Hinkston would have us conclude based on the foregoing that he is entitled to a new trial. Having reviewed the entire record, we conclude that while there were questions of credibility at trial, there was no manifest miscarriage of justice. Therefore, we overrule Hinkston's first assignment.

In his second assignment, Hinkston contends that the trial court committed plain error by not instructing the jury on the consideration to be given the testimony of an accomplice under R.C. 2923.03(D). We will not reverse the trial court's decision under the plain-error doctrine unless Hinkston can demonstrate that "but for the error, the outcome of the trial clearly would have been otherwise."3

Assuming for the sake of argument that the statute is applicable to Coleman's testimony, we conclude that the failure to provide the instruction was erroneous. In a case where a defendant is charged with complicity in the commission of an offense and an accomplice testifies, the statute clearly states that when the trial court charges the jury it "shall state substantially" the language provided in the statute.

In State v. Williams,4 this court had the opportunity to discuss the accomplice-testimony instruction at issue in this case. We held that a trial court did not err by providing an instruction on accomplice testimony that was substantially similar to the language in R.C. 2923.03(D). Though the much better practice is to give the instruction verbatim, we concluded that the instruction in Williams was so close as to not require reversal. In Williams, we also acknowledged that judges are not in a position to ignore the directive contained in R.C.2923.03(D). Unlike the instant case, where no instruction was provided and no objection made by Hinkston, the trial court inState v. Williams provided the instruction and the defendant vehemently objected to its form. Thus, in State v. Williams, we had no need to consider the application of the plain-error doctrine.

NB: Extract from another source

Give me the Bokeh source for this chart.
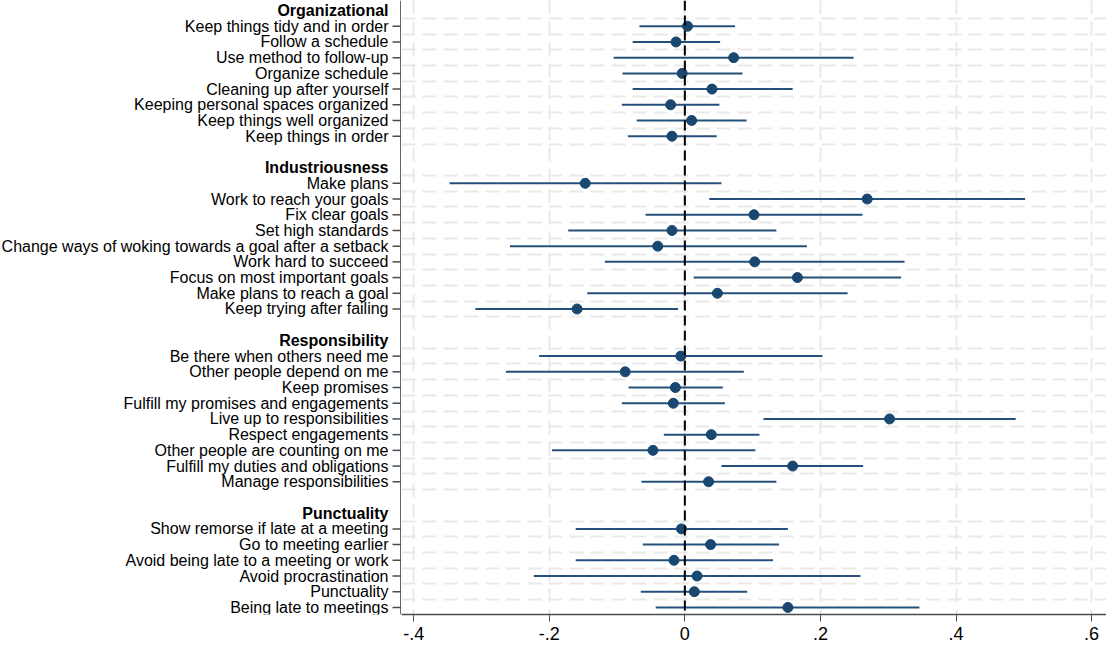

While R.C. 2923.03(D) does include mandatory language, a legislative mandate does not necessarily prevent a defendant from waiving the failure to give the instruction at all under appropriate circumstances. Unlike instructions that the state has to prove all elements of the offense charged or that a criminal defendant's guilt must be proved beyond a reasonable doubt, instructions that are essential to guarantee due process and for which no other "general instructions" can be substituted,5 an instruction under R.C. 2923.03(D) depends on the facts of the case and whether the general instructions are sufficient to overcome the failure to give the specific instruction. While it is error not to give the instruction when the facts warrant, failure to provide the specific instruction does not necessarily "create a manifest miscarriage of justice."6

We note that, in State v. McKinney,7 the Tenth District Court of Appeals determined that under the facts of that case failure to instruct the jury in accordance with R.C. 2923.03(D) on the charges of aggravated burglary, attempted aggravated burglary, and theft was plain error. State v. McKinney involved a burglary ring in which the defendant, after reading the obituaries in the newspaper, directed juveniles to break into the homes of recently deceased persons when he believed no one would be home. The trial court failed to provide an instruction under R.C. 2923.03(D), and no objection was made. The state argued that the failure did not constitute plain error. The appellate court disagreed. The court concluded that the failure to provide the mandatory instruction was plain error and prejudicial to the defendant because (1) it was the state's intent to convict the defendant on the basis that he was an accomplice, and (2) the state was trying to prove that the defendant was the mastermind of a burglary ring even though he was not physically present during the burglaries.

The facts of this case differ from the "mastermind behind the scene" scenario that created prejudicial error in State v.McKinney. In this case, two people were involved in the robbery of a victim walking on a city street. The victim identified Hinkston as the man who placed a gun to his head and took the victim's money. He testified that Coleman told Hinkston not to shoot the victim. The victim's companion also identified Hinkston as the assailant. Thus, the state provided testimony by other witnesses that corroborated Coleman's testimony. The trial court also provided the jury with a lengthy instruction on credibility, including the admonition that the jury consider a witness's interest and bias, as well as all the facts and circumstances surrounding the witness's testimony. We conclude that, under the facts of this case, Hinkston has failed to demonstrate that, but for the failure to provide the instruction, the outcome of his trial clearly would have been otherwise.8 Thus, we overrule Hinkston's second assignment and affirm the judgment of the trial court.

Judgment affirmed. HILDEBRANDT, P.J., and SUNDERMANN, J., concur.

1 See State v. Martin (1983), 20 Ohio App.3d 172, 175,485 N.E.2d 717, 720.

2 See State v. Antill (1964), 176 Ohio St. 61,197 N.E.2d 548.

3 State v. Long (1978), 53 Ohio St.2d 91, 372 N.E.2d 804, paragraph two of the syllabus.

4 State v. Williams (1996), 117 Ohio App.3d 488,690 N.E.2d 1297.

5 See State v. Van Gundy (1992), 64 Ohio St.3d 230,594 N.E.2d 604 (an instruction defining "reasonable doubt" other than by the language mandated by R.C. 2901.05(D), but that correctly conveys the concept, is not error.)

6 See State v. Long, supra, paragraph three of the syllabus.

7 State v. McKinney (Mar. 6, 1990), Franklin App. No. 89AP-466, unreported.

8 Accord State v. Wilson (July 31, 1998), Hamilton App. No. C-970397, unreported.